By default, if data_type is equal to custom, all files will be listed. To
further filter the files, use extension_filter.
extension_filter must be compatible with fnmatch and Path.rglob, e.g. ".npy"
or ".czi".
Parameters:
-
data_path(Union[str, Path]) –Path to the folder containing the data.
-
data_type(Union[str, SupportedData]) –One of the supported data type (e.g. tif, custom).
-
extension_filter(str, default:'') –Extension filter, by default "".
Returns:
Raises:
-
FileNotFoundError–If the data path does not exist.
-
ValueError–If the data path is empty or no files with the extension were found.
-
ValueError–If the file does not match the requested extension.
list_files_in_directory(data_type, input_data, target_data=None, extension_filter='')
List files from input and target directories.
Parameters:
-
data_type(Literal['tiff', 'zarr', 'czi', 'custom']) –The type of data to validate.
-
input_data(str | Path) –Input data, can be a path to a folder, a list of paths, or a numpy array.
-
target_data(str | Path | None, default:None) –Target data, can be None, a path to a folder, a list of paths, or a numpy array.
-
extension_filter(str, default:"") –File extension filter to apply when listing files.
Returns:
validate_array_input(input_data, target_data)

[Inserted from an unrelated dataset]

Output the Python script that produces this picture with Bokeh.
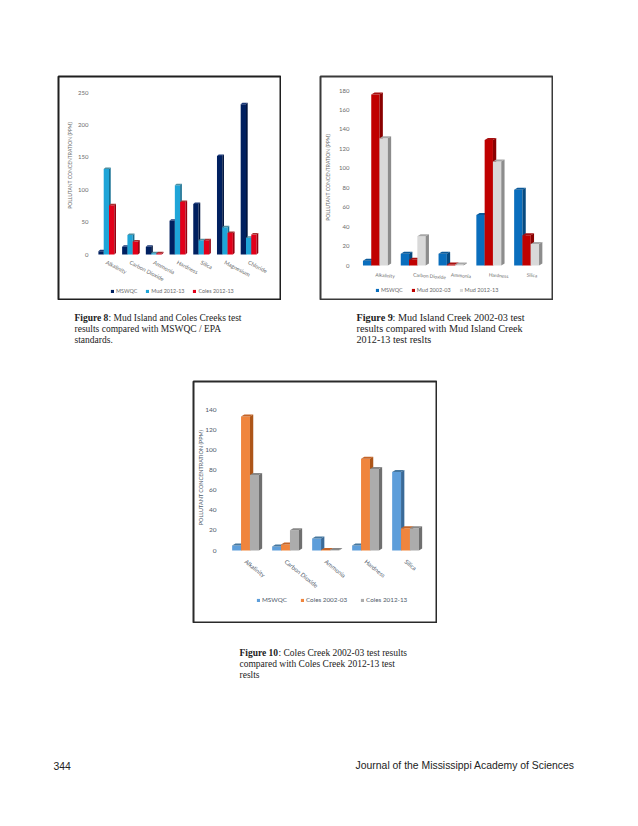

Validate if the input data is a numpy array.
Parameters:
-
input_data(ArrayInput) –Input data, can be a list of or a single numpy array.
-
target_data(ArrayInput | None) –Target data, can be a list of or a single numpy array, or None. array.
Returns:
-
list[ndarray]–Validated input data.
-
list[ndarray] | None–Validated target data, None if the target data is None.
Raises:
-
ValueError–If the input data is not a numpy array or a list of numpy arrays.
validate_input_target_type_consistency(input_data, target_data)
Validate if the input and target data types are consistent.
Parameters:
-
input_data(InputType) –Input data, can be a path to a folder, a list of paths, or a numpy array.
-
target_data(InputType | None) –Target data, can be None, a path to a folder, a list of paths, or a numpy array.
Raises:
-
ValueError–If the input and target data types are not consistent.
validate_path_input(data_type, input_data, target_data, extension_filter='')
Validate if the input data is a path or a list of paths.
Parameters:
-
data_type(Literal['tiff', 'zarr', 'czi', 'custom']) –The type of data to validate.
-
input_data(PathInput) –Input data, can be a path to a folder, a list of paths.
-
target_data(PathInput | None) –Target data, can be None, a path to a folder, a list of paths.
-
extension_filter(str, default:"") –File extension filter to apply when listing files.
Returns:
-
list[Path]–A list of file paths for input data.
-
list[Path] | None–A list of file paths for target data, or None if target_data is None.
Raises:
-
ValueError–If the input data is not a path or a list of paths.
validate_source_target_files(src_files, tar_files)
Validate source and target path lists.
The two lists should have the same number of files, and the filenames should match.
Parameters:
-
src_files(list of pathlib.Path) –List of source files.
-
tar_files(list of pathlib.Path) –List of target files.
Raises:
-
ValueError–If the number of files in source and target folders is not the same.
-
ValueError–If some filenames in Train and target folders are not the same.
validate_zarr_input(input_data, target_data)
Validate if the input data corresponds a zarr input.
Parameters:
-
input_data(PathInput) –Input data, can be a path to a folder, to zarr file, a URI pointing to a zarr dataset, or a list.
-
target_data(PathInput | None) –Target data, can be None.
Returns:
-
list[str] or list[Path]–A list of zarr URIs or path for input data.
-
list[str] or list[Path] | None–A list of zarr URIs or paths for target data, or None if target_data is None.
Raises:
-
ValueError–If the input and target data types are not consistent.
-
ValueError–If the input data is not a zarr URI or path, or a list of zarr URIs or paths.